The theory makes sense. Disruption gets them headlines, differentiates them from the bigger party and allows
them to cast themselves as the commonsense handbrake on Labour's ideological excess. And everything has pointed to that theory actually being the plan. Peters and his mob seem to be going out of their way to cause headaches for Jacinda Ardern and Labour.
But if Peters thought he was on to something clever, he might have met his political match. Ardern is outmanoeuvring him with a simple strategy: she is smothering him with kindness. And by doing that, she's leaving him very little room to move.
In the last month, Peters has thrown a couple of curveballs big enough to irritate any PM. His rhetoric over China was undiplomatic enough to earn a rebuke from the Chinese ambassador and require the PM to mop up after him, using her regular 1pm press conference to remind the Chinese New Zealand hasn't changed our one-China policy. Peters' choice of language was so reckless and his determination to pick a fight with China so transparent it led to open speculation that he was trying to get fired from the Coalition.

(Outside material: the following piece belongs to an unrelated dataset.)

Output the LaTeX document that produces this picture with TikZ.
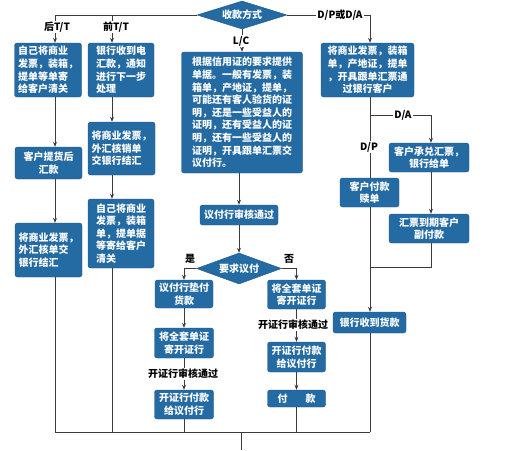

All the while, his stalling of Justice Minister Andrew Little's deft commercial rent solution was inexplicable. Little's solution was pragmatic and nicely avoided the trap of the Government paying everyone's bills during this crisis. The concessions Peters is proud of extracting over the last two months - especially cutting out big business tenants from the solution - were not worth crowing about. He can hardly expect to win applause from small businesses after delaying help they needed two months ago. For Labour, that delay caused mounting risk that they would be the party accused by small business of not helping out sufficiently.